One of the things that this country sorely needs to achieve its goals of raising the rate of economic growth to create opportunities and jobs, is a civil service corps that is focused and able to deliver effective and efficient services. Many regular people would tell you that they dread a visit to a government office to request for service. They know that nine times out of ten, their encounter with a public officer is bound to be tedious.
Once you get there you do not only have to contend with queues and red tape but less than friendly service staff. The service providers are simply not driven by results. So whether they provide good service or not, has no bearing whatsoever on how they are compensated. After all their wages, at the end of the day, are guaranteed. Other rewards such as promotion are largely influenced by how close or likeable one is to the boss.
As an added advantage, you are better off subscribing to some unofficial club in a little but strategic corner of the civil service to improve your prospects of career advancement. There was a moment when having had a stint in rural Botswana as either a District Commissioner or Council Secretary would propel you to the higher echelons of the civil service. Another enduring route is to spend some bit of time at the Ministry of Finance and then move over to the Ministry of Trade for accelerated promotion. And surely there must be more of these clubs in other ministries and government departments across the civil service.
So our civil service is not only unwieldly, humongous but hardly a meritocratic place. It is a place where they can effectively and knowingly defrock you but still allow you continue to draw a salary just to see out your contract. That’s how wasteful they are with our hard earned tax money because their priority despite all these public pronouncements about improving productivity, remain hollow.
As a result of the above, Botswana scores poorly in the World Bank’s doing business rankings. And what does the civil service do to ameliorate such poor showing? Instead of working at real and tangible reforms, they choose to skirt around and then pin their hopes on coaching the private sector to answer survey questions favourably.
In 2019 , the same World Bank also found that Botswana’s “students score low on international and regional assessments (e.g. Trends in International Mathematics and Science Study (TIMSS) and South and Eastern Consortium for Monitoring Educational Quality (SACMEQ) and low quality holds back the desired expansion of senior secondary education because of high failure rates on the Junior Certificate Examination …”. And most of the students are in public schools
Because we judge a tree by the fruits it bears, these then are the results of our civil service. And sadly this is not where we are focusing our energies. Instead, we face a simmering push by civil servants and their trade unions to allow the former to run businesses.
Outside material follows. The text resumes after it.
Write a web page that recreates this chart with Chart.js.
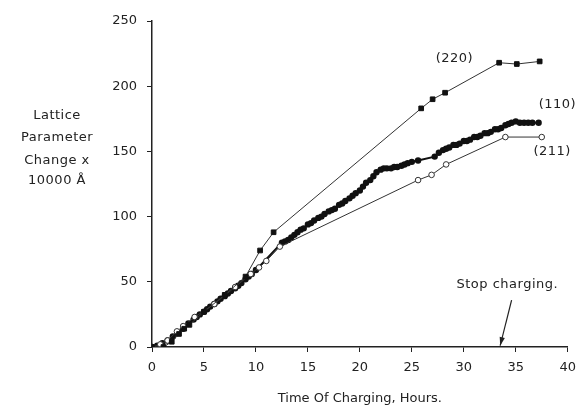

As to where a workforce which is already fundamentally beset by poor productivity will find the time to balance their obligations to day jobs and running businesses, defies logic. This would amount to a day light breach of good governance. Ominously, we are being asked as a nation, to sanctify the amendment of labour laws and thereby facilitate a breach of a covenant between the government as the employer and civil servants.
Any opposition to having civil servants running business because they are regulators is demonised as an attack on their freedom of association. However this is a fallacious argument because nothing prohibits them from leaving their government jobs to go into business. . All they seek to do rather is game the system with insider information. They want to abuse their status as civil servants to run such business on their employer’s time. And inevitably they are bound to abuse other resources such as government office space, telecommunications, transport and stationery. We would then end up with a corrupt and unproductive civil service.